Now I'm here again I see that if you get into too much of a debate in the comments column, it can threaten to overwhelm the actual posts. So this post is actually a reply to Delta Charles' comment somewhere down below. Think of it as drawing the debate out of the smoke-filled room and into the forum where the vultures circle...

Bob Dylan. Oh dear. Sorry, Delta - I didn't mean to suggest that Bob has an answer for everything. From time to time all great writers drop something apposite onto the paper - usually more by accident than design - and that's an old favourite of mine. But I used it mainly for my other correspondant Cyn's benefit, because I knew she'd appreciate a nod back to times when solutions seemed simpler and curly-headed kids from Minnesota appeared to speak for us all.

We're older now. So's Bob. I commend his most recent albums to you: they're about growing old (not a common or popular subject in songwriting) and of course they have nothing to say about Darfur.

Bob's wealth. Now that's a tricky one. I hope he uses it wisely. I hope he gives a lot away. He's got far too much, but I'll forgive him that one because it seems to me he's spent his life enriching the human experience on a personal and collective level. Which is much, much more than you can say for the vast majority of wealthy business oligarchs around the world. Most of their work is subtractive: products we don't need, resources we shouldn't have wasted. Aided and abetted, of course, by the banks that provide the machinery of waste.
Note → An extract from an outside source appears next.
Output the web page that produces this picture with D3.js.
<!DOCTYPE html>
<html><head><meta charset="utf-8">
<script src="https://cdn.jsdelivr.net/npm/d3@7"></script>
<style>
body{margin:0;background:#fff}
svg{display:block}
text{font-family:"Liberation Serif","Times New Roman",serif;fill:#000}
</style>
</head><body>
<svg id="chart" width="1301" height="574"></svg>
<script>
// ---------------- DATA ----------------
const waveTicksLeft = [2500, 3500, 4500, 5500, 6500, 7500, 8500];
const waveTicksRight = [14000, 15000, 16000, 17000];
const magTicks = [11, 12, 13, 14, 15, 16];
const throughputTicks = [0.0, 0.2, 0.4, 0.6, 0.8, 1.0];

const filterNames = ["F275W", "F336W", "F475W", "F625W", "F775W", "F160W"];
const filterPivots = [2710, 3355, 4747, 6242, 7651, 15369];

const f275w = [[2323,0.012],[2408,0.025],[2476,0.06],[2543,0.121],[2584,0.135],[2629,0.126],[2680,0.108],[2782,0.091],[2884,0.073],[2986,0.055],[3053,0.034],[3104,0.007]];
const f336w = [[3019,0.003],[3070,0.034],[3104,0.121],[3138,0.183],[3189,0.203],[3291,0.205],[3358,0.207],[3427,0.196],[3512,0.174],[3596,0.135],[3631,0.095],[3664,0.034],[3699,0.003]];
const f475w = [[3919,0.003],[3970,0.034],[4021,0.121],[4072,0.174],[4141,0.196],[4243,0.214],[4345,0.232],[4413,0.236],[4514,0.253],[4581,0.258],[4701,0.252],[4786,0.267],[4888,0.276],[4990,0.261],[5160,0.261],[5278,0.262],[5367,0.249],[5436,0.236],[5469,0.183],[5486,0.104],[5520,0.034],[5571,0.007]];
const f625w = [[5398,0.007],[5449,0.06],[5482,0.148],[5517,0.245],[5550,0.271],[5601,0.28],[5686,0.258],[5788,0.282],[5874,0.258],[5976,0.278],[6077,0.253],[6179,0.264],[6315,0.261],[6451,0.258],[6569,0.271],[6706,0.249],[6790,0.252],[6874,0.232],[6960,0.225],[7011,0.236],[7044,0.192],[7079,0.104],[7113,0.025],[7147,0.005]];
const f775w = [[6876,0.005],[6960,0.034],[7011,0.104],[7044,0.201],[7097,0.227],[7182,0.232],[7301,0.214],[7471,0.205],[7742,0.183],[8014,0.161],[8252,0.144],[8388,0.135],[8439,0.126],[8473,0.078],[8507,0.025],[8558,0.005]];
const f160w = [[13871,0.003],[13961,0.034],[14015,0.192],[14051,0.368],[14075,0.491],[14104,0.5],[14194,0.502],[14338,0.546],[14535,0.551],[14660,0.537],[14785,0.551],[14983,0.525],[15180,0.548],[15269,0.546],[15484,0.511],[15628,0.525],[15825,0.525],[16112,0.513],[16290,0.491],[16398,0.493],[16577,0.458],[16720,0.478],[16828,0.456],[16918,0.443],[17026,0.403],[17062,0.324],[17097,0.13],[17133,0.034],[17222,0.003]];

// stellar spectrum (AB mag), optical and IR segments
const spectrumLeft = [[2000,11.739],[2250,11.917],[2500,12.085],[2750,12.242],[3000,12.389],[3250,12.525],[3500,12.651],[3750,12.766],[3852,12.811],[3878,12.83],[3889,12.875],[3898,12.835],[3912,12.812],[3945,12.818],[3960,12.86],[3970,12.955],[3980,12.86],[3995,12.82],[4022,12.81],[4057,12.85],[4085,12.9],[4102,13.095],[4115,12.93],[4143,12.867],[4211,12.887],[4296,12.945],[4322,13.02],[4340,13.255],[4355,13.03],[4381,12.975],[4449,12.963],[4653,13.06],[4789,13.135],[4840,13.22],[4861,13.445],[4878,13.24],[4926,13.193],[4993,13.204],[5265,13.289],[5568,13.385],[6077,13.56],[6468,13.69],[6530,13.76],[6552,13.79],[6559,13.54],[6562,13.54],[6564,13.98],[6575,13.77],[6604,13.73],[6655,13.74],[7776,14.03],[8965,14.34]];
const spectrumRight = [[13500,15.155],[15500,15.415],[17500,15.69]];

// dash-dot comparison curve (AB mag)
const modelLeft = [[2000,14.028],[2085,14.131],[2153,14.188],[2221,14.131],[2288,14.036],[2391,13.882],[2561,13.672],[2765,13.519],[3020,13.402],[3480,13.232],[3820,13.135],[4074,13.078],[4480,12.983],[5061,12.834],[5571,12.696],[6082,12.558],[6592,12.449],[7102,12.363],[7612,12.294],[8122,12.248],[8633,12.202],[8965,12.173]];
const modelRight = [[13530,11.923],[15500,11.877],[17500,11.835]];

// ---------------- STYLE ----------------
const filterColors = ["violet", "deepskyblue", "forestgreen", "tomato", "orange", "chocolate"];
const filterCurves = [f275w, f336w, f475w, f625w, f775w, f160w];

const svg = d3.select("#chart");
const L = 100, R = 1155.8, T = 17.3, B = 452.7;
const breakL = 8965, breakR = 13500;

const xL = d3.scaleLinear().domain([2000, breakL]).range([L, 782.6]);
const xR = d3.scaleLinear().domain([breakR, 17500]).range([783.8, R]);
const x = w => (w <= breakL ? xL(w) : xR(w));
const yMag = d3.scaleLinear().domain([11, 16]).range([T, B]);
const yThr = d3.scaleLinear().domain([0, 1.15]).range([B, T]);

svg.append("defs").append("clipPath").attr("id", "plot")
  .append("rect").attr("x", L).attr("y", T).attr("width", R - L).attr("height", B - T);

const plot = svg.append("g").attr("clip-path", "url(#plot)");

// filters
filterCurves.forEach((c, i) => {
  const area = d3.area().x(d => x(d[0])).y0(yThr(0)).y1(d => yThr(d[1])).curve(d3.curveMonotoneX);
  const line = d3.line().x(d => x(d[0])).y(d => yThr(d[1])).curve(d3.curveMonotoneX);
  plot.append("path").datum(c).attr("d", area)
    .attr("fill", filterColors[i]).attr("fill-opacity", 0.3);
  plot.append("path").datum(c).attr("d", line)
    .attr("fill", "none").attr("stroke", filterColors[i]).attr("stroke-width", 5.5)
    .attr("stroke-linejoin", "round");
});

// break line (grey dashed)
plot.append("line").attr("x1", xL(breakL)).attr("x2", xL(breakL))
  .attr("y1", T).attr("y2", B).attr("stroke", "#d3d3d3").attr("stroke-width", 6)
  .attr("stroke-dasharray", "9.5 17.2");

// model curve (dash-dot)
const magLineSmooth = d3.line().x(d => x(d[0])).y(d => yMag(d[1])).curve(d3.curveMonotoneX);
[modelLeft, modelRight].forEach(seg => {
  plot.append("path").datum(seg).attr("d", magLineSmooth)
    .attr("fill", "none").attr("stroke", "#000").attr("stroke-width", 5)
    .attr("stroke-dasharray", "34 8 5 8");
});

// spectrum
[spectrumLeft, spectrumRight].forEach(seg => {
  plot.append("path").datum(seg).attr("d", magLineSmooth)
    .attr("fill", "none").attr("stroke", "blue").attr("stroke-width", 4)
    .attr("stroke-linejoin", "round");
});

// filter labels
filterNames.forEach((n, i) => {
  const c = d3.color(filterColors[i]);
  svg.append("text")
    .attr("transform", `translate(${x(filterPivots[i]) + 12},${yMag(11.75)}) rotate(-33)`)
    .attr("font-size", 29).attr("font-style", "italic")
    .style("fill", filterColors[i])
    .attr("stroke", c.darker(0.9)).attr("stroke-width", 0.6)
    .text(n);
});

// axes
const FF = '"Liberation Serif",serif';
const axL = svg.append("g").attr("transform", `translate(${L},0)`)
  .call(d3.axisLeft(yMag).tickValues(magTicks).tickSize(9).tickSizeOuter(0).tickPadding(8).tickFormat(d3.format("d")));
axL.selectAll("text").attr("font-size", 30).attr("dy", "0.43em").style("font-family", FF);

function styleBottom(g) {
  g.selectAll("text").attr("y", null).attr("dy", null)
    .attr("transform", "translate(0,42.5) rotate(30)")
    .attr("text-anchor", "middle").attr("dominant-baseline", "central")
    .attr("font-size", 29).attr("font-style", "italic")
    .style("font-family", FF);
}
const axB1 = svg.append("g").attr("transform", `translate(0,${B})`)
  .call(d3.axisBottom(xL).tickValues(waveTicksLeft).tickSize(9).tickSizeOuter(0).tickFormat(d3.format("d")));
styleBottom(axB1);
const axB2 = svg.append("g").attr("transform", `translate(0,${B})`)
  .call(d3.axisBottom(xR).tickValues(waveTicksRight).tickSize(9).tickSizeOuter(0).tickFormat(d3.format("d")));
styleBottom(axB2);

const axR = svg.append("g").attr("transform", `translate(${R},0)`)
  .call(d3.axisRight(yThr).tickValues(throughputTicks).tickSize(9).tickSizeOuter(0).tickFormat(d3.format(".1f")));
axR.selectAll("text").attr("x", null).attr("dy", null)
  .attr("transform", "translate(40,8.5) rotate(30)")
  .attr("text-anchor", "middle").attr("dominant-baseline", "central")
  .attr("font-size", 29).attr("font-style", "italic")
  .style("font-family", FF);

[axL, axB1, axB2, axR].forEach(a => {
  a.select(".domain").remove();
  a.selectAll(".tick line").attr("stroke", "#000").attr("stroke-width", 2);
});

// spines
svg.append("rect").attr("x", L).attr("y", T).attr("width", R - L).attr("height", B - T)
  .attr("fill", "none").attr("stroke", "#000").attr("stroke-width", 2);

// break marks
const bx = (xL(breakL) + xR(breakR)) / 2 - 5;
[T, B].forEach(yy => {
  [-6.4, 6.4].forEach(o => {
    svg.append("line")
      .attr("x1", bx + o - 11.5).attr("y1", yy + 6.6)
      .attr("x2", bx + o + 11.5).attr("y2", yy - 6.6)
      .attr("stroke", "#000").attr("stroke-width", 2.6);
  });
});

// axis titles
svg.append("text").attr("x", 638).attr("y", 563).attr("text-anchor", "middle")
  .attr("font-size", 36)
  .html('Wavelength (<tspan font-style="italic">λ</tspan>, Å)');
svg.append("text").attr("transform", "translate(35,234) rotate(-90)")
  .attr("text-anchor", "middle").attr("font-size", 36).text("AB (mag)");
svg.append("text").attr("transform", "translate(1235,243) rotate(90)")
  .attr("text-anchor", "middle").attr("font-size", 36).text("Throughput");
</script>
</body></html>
It's difficult, this. We all need to earn a living. The world is full of nice people - people not blessed with Bob's talents - who end up doing a job they'd rather not. Because there's a mortgage to pay or a sick relative to tend or a screaming baby to feed. I count myself among them. Here in the UK the government has just clamped down on animal rights campaigners who chose to locate their protests outside the homes of individuals employed by the animal testing labs (specifically Huntingdon Life Sciences). I'm disgusted by the work these labs do. I'm pretty certain most of it is unnecessary. And I admire anyone who gets off their arse to actually stand outside a testing facility in the wind and the rain. But just how dumb was it to target the individual employee's homes? Did they think these people were in a position to dismantle their lives, however imperfect, and walk away? Did they think scaring the employees into submission would make one iota of difference to the people running the facility? Directors and shareholders know they can always get more employees. In any business.
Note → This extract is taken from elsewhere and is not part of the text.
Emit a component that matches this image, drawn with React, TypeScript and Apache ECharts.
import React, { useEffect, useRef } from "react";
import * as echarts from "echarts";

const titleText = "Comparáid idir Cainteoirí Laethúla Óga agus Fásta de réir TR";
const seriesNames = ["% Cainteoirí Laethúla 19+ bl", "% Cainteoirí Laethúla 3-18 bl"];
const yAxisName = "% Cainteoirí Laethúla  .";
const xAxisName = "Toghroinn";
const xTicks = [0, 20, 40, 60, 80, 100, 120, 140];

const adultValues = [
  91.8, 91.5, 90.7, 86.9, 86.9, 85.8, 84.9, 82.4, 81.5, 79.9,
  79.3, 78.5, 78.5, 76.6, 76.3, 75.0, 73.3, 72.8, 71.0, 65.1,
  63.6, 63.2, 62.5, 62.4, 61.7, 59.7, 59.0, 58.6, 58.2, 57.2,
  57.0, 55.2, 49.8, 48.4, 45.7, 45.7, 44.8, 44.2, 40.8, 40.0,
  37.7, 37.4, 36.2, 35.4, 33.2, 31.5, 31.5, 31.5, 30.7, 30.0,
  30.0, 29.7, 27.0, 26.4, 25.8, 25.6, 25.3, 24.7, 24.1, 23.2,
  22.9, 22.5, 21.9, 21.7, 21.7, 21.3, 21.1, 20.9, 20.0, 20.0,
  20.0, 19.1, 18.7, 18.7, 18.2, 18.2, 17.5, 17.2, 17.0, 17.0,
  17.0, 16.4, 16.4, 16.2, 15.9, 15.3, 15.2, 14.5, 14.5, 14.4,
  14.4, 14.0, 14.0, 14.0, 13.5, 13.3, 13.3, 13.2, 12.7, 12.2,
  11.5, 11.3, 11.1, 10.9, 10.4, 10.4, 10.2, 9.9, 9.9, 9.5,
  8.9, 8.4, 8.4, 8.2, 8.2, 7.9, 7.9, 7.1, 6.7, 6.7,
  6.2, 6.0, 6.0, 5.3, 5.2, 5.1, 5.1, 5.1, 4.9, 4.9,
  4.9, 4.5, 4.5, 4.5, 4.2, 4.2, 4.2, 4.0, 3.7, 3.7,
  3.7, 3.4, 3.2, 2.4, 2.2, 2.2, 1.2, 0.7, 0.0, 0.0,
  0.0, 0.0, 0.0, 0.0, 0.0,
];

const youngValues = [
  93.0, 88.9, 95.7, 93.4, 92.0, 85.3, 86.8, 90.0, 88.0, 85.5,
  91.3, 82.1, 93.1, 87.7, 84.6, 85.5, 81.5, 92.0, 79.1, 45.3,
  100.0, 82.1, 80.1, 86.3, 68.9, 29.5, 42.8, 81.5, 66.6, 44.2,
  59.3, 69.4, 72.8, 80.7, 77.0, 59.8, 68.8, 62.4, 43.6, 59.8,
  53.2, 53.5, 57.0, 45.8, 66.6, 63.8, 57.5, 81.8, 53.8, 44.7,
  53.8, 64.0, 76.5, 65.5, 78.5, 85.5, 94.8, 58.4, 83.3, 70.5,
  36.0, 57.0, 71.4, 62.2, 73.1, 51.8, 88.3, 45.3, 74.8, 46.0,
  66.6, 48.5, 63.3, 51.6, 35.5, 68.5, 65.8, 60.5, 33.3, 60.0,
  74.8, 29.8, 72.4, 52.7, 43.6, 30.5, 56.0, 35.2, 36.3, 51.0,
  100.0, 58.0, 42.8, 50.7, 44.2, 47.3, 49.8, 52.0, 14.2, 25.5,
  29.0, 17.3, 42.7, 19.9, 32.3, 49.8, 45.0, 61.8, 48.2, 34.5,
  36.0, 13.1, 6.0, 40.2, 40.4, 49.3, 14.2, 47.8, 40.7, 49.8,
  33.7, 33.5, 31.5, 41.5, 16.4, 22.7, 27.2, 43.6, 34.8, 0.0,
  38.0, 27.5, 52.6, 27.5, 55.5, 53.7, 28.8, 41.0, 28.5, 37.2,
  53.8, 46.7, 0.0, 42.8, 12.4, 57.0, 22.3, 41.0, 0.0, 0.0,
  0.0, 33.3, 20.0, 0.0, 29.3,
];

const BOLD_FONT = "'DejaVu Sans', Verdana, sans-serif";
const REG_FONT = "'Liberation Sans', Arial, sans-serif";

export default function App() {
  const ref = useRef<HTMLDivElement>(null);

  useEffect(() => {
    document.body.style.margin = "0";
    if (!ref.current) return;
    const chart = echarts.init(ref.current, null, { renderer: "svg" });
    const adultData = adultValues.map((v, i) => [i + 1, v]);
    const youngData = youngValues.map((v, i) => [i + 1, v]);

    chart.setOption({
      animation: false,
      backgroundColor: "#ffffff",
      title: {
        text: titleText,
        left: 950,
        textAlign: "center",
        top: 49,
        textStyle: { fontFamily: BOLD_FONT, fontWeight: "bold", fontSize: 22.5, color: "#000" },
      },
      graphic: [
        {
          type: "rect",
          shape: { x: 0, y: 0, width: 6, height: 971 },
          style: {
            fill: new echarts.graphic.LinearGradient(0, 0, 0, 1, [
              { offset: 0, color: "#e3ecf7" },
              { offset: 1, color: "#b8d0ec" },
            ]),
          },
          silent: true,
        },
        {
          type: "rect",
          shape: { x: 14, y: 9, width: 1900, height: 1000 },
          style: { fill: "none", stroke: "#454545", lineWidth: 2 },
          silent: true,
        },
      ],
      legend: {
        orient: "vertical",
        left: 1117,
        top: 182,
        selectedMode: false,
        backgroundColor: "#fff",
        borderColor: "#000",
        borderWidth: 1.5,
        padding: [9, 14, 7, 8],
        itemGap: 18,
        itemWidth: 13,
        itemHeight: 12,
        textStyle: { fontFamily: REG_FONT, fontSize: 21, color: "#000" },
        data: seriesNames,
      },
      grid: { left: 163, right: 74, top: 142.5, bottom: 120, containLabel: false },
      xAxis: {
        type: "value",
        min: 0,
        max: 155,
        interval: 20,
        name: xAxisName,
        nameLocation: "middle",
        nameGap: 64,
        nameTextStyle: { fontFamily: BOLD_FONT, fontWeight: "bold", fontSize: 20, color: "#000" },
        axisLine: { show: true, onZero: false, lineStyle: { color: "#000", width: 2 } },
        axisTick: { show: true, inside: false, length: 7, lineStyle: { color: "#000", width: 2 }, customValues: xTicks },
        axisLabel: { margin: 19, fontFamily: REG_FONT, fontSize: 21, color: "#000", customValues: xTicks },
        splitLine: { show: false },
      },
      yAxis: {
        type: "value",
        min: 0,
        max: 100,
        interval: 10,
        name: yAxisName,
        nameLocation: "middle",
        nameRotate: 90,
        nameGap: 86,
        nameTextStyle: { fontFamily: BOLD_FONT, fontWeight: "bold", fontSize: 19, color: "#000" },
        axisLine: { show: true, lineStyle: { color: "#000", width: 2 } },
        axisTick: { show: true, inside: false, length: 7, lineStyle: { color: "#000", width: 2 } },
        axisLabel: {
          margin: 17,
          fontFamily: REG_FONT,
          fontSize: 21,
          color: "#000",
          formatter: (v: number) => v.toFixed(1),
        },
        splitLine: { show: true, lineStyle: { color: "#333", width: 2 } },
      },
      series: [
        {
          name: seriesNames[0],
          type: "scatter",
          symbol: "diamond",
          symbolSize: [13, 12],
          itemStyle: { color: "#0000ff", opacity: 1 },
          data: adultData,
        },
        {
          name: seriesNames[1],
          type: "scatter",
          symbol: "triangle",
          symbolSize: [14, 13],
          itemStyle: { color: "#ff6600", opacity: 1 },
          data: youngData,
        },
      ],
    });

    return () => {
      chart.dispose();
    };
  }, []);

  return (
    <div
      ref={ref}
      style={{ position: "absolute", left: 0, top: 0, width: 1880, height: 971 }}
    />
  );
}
It's not a conspiracy. Most directors and shareholders are nice people too. You'd share a pint with them. But there's something wrong with our cultural substance here. We're wearing blinkers. We can't see round the corner of shareholder value and profitability.
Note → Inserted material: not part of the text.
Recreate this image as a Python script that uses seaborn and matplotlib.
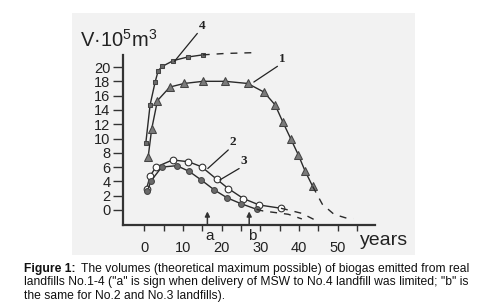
import seaborn as sns
import matplotlib.pyplot as plt
from matplotlib.patches import Rectangle

# landfill No.1 (triangles)
t1 = [1.0, 1.9, 3.4, 6.6, 10.3, 15.2, 20.9, 26.7, 30.9, 33.8, 35.8, 37.8, 39.8, 41.5, 43.5]
v1 = [7.4, 11.3, 15.3, 17.2, 17.7, 18.0, 18.0, 17.7, 16.5, 14.7, 12.3, 10.0, 7.7, 5.5, 3.3]
t1_ext = [43.5, 46.0, 49.0, 52.0, 54.0]
v1_ext = [3.3, 0.8, -0.6, -1.1, -1.2]

# landfill No.2 (open circles)
t2 = [0.6, 1.5, 3.0, 7.3, 11.4, 14.8, 18.7, 21.7, 25.6, 29.7, 35.3]
v2 = [3.0, 4.75, 6.0, 7.0, 6.75, 6.05, 4.3, 3.0, 1.6, 0.7, 0.24]
t2_ext = [35.3, 37.2, 40.7, 44.1]
v2_ext = [0.24, 0.0, -0.47, -1.4]

# landfill No.3 (filled circles)
t3 = [0.8, 1.7, 4.5, 8.4, 11.6, 14.7, 18.1, 21.4, 24.9, 29.0]
v3 = [2.6, 4.05, 6.0, 6.2, 5.4, 4.2, 2.8, 1.7, 0.9, 0.1]
t3_ext = [29.0, 30.7, 37.2, 40.7]
v3_ext = [0.1, -0.14, -0.6, -1.25]

# landfill No.4 (squares)
t4 = [0.4, 1.5, 2.8, 3.6, 4.7, 7.5, 11.2, 15.1]
v4 = [9.4, 14.7, 17.9, 19.5, 20.1, 20.9, 21.4, 21.7]
t4_ext = [15.1, 21.0, 27.8]
v4_ext = [21.7, 21.9, 22.0]

# "a" and "b" marks
mark_t = [16.3, 27.1]
mark_lbl = ['a', 'b']

sns.set_style("ticks")
plt.rcParams['font.family'] = ['Liberation Sans', 'DejaVu Sans']
plt.rcParams['mathtext.default'] = 'regular'

fig = plt.figure(figsize=(4.79, 3.05), dpi=100)
W, H = 479, 305
fig.patches.append(Rectangle((72 / W, 1 - 255 / H), (415 - 72) / W, (255 - 13) / H,
                             transform=fig.transFigure, facecolor='#f2f2f2',
                             edgecolor='none', zorder=-5))

ax = fig.add_axes([123 / W, 1 - 225 / H, (375 - 123) / W, (225 - 42) / H])
ax.patch.set_alpha(0)

dark = '#2a2a2a'
kw = dict(ax=ax, color=dark, linewidth=1.0, legend=False)
sns.lineplot(x=t4, y=v4, marker='s', markersize=3.2, markerfacecolor='#6a6a6a',
             markeredgecolor='#444444', **kw)
sns.lineplot(x=t1, y=v1, marker='^', markersize=5.5, markerfacecolor='#7a7a7a',
             markeredgecolor='#444444', **kw)
sns.lineplot(x=t2, y=v2, marker='o', markersize=4.8, markerfacecolor='white',
             markeredgecolor='#333333', markeredgewidth=0.8, **kw)
sns.lineplot(x=t3, y=v3, marker='o', markersize=4.2, markerfacecolor='#6a6a6a',
             markeredgecolor='#444444', **kw)
for tx, vx in [(t4_ext, v4_ext), (t1_ext, v1_ext), (t2_ext, v2_ext), (t3_ext, v3_ext)]:
    sns.lineplot(x=tx, y=vx, ax=ax, color=dark, linewidth=1.0,
                 linestyle=(0, (5, 5)), legend=False)

ax.set_xlim(-5.5, 59.6)
ax.set_ylim(-2.1, 23.5)
sns.despine(ax=ax)
ax.spines['left'].set_bounds(-2.1, 21.7)
for s in ['left', 'bottom']:
    ax.spines[s].set_linewidth(1.6)
    ax.spines[s].set_color('#333333')

ax.set_yticks(range(0, 21, 2))
ax.set_xticks(range(0, 51, 10))
ax.set_xticks(range(5, 56, 10), minor=True)
ax.tick_params(axis='y', length=7, width=1, pad=2, labelsize=10.5, colors='#333333',
               labelcolor='#222222')
ax.tick_params(axis='x', which='both', length=4.3, width=1, pad=7, labelsize=10.5,
               colors='#333333', labelcolor='#222222')
ax.set_xlabel('')
ax.set_ylabel('')

# arrows a, b
for tm, lb in zip(mark_t, mark_lbl):
    ax.annotate('', xy=(tm, -0.2), xytext=(tm, -2.1),
                arrowprops=dict(arrowstyle='-|>', color='#333333', lw=1.1,
                                mutation_scale=7, shrinkA=0, shrinkB=0),
                annotation_clip=False)
    ax.text(tm + 0.7, -3.7, lb, fontsize=11, ha='center', va='center', color='#222222')

# curve numbers with leader lines
labels = [('4', (7.8, 20.8), (13.7, 24.7)), ('1', (28.3, 17.9), (34.4, 20.1)),
          ('2', (16.4, 5.8), (21.7, 8.4)), ('3', (19.5, 4.2), (24.5, 5.8))]
for num, p0, p1 in labels:
    ax.plot([p0[0], p1[0]], [p0[1], p1[1]], color='#222222', lw=0.9, clip_on=False)
    ax.text(p1[0] + 0.3, p1[1] + 0.25, num, fontsize=9.5, fontweight='bold',
            family=['Liberation Serif', 'DejaVu Serif'], ha='left', va='bottom',
            color='#222222')

fig.text(80 / W, 1 - 47 / H, 'V·10$^5$m$^3$', fontsize=14.5, va='baseline',
         color='#222222')
fig.text(360 / W, 1 - 245 / H, 'years', fontsize=14, va='baseline', color='#222222')

# caption
cap_lines = ['The volumes (theoretical maximum possible) of biogas emitted from real',
             'landfills No.1-4 ("a" is sign when delivery of MSW to No.4 landfill was limited; "b" is',
             'the same for No.2 and No.3 landfills).']
cfs = 8.7
x0 = 24 / W
bold = fig.text(x0, 1 - 272 / H, 'Figure 1:', fontsize=cfs, fontweight='bold',
                va='baseline', color='#111111')
r = fig.canvas.get_renderer()
bw = bold.get_window_extent(r).width / W
fig.text(x0 + bw + 5 / W, 1 - 272 / H, cap_lines[0], fontsize=cfs, va='baseline',
         color='#111111')
fig.text(x0, 1 - 285.5 / H, cap_lines[1], fontsize=cfs, va='baseline', color='#111111')
fig.text(x0, 1 - 298.5 / H, cap_lines[2], fontsize=cfs, va='baseline', color='#111111')

fig.savefig('out.png', dpi=100)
So what do we do about it? Nothing overnight, that's for sure. But times do change, and people do too. In the fourteenth century, our values were dictated by the church. In the eighteenth and nineteenth, they were skewed towards class. In the twentieth, we turned to consumption. These are sweeping generalisations, but you get the point, I hope. We don't have to continue living as we do now.

And that leaves just a glimmer of hope for the Muslim refugees in Darfur. You're right: they don't give a shit about the behaviour of British banks. But we should, because our attitudes towards Darfur are informed by our financial and cultural institutions. Just widen the blinkers a little, and we might yet see more clearly what's happening elsewhere in the world.

And find the will to do something about it.